The Australian Distillers Association recently called for duty to be frozen for two years.

Australia’s spirits industry currently supports 5,700 jobs in manufacturing, with almost half of the country’s 701 distillers located in regional areas. The spirits sector attracts 631,000 people every year, with distillery visits now the fastest-growing tourist activity for domestic visitors in Australia.

The report noted that the industry continues to grow with 88% of all distillers having fewer than 20 employees, while more than half of distilleries are less than five years old.

It also found that the average size of distilleries has declined, and many are unable to scale as it’s either ‘too challenging or not worthwhile’ with the high excise tax cited as the main reason.

Australian Distillers Association chief executive Paul McLeay said: “This report proves what distillers right around this country already know: Australia’s spirits tax has significant implications for the competitiveness of the spirits industry and the ability for distilleries to scale and attract investment.”

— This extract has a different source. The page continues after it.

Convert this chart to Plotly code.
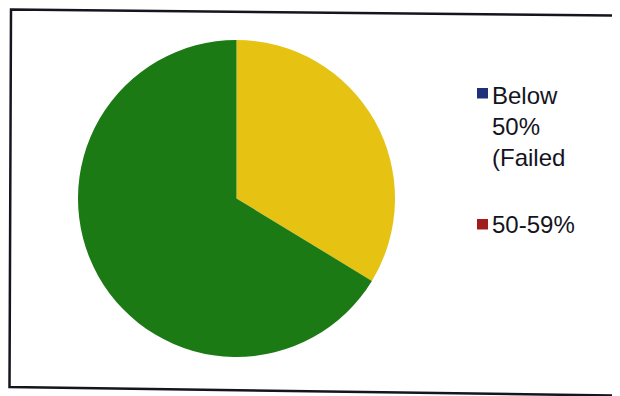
import plotly.graph_objects as go

# Data
categories = ["Below 50% (Failed)", "50-59%", "60-69%", "70% & above"]
values = [0, 0, 33.7, 66.3]
colors = ["#1f2f7a", "#a31c1c", "#e6c212", "#1b7a14"]
legend_labels = ["Below<br>50%<br>(Failed", "50-59%"]
legend_colors = ["#1f2f7a", "#a31c1c"]

W, H = 620, 396
OFF = 8  # page body margin


def px(x):
    return (x - OFF) / W


def py(y):
    return 1 - (y - OFF) / H


cx, cy, r = 236.5, 198.5, 158.5

fig = go.Figure()
fig.add_trace(go.Pie(
    labels=categories,
    values=values,
    marker=dict(colors=colors, line=dict(width=0)),
    sort=False,
    direction="clockwise",
    rotation=0,
    textinfo="none",
    showlegend=False,
    domain=dict(x=[px(cx - r), px(cx + r)], y=[py(cy + r), py(cy - r)]),
))

shapes = []
# frame
shapes.append(dict(
    type="path", xref="paper", yref="paper",
    path=f"M {px(11)} {py(9.5)} L {px(650)} {py(16)} L {px(650)} {py(396)} L {px(9.5)} {py(387)} Z",
    line=dict(color="#151520", width=2.5), fillcolor="rgba(0,0,0,0)",
))
# legend markers
marker_y = [88, 219]
for c, yy in zip(legend_colors, marker_y):
    shapes.append(dict(
        type="rect", xref="paper", yref="paper",
        x0=px(477), x1=px(488), y0=py(yy), y1=py(yy + 10.5),
        fillcolor=c, line=dict(width=0),
    ))

annotations = []
text_top = [80, 209]
for lab, yy in zip(legend_labels, text_top):
    annotations.append(dict(
        x=px(490), y=py(yy), xref="paper", yref="paper",
        xanchor="left", yanchor="top", align="left",
        text=lab, showarrow=False,
        font=dict(family="Liberation Sans, Arial, sans-serif", size=24, color="#14141e"),
    ))

fig.update_layout(
    width=W, height=H,
    margin=dict(l=0, r=0, t=0, b=0),
    paper_bgcolor="white",
    plot_bgcolor="white",
    shapes=shapes,
    annotations=annotations,
)

fig.write_html("out.html")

By taking steps such as freezing twice-yearly tax increases on spirits and establishing a Spirits Australia body to support the sector’s growth, the nation’s spirits could go from being a AU$210m (US$137m) export market in 2022 to a AU$1bn export market by 2035, the report said.

This would create an additional AU$111m (US$72.5m) in direct economic contribution and support almost 878 new full-time jobs.

Dan Hamilton, managing director of Diageo Australia, which owns Bundaberg rum, noted that the country’s spirits sector has “enormous promise”.

Diageo acquired Mr Black coffee liqueur in September 2022 and backed Australian whisky Starward through its Distill Ventures arm in 2015.

Hamilton said: “Diageo has a strong track record in investing in great Australian spirits brands, but this report clearly demonstrates current policy settings are limiting the industry’s growth.

“Our consumers, who are having to pay AU$38 in tax for every one-litre bottle of Bundaberg Rum, know this tax is not sustainable. This report makes it clear that it’s also limiting foreign direct investment, which could drive industry and export growth.

“Having seen first-hand the way Japan cultivated and grew its spirits export industry, I am confident Australia has all the hallmarks of being able to do the same, however, that cannot begin to occur until the government freezes the tax on spirits.”

Australian spirits exports are small compared with the wine sector and global competitors, the economic study noted.

Mandala managing partner Amit Singh said: “Our analysis shows that while Australia is sixth in the world in wine exports, we’re 29th in spirits exports. Even though we perform better than the global average for spirits export potential, we’re significantly behind the global lead pack.

“If Australia exports at its full trade potential, performing as efficiently as the UK, France, Singapore, Ireland and Mexico, we could export AU$1 billion of spirits annually by 2035 at our current rates of growth.”

McLeay also welcomed the government’s recent move to set up a parliamentary inquiry into expanding innovation and value addition in food and beverage production.

“We look forward to lending our expertise to those discussions,” he added.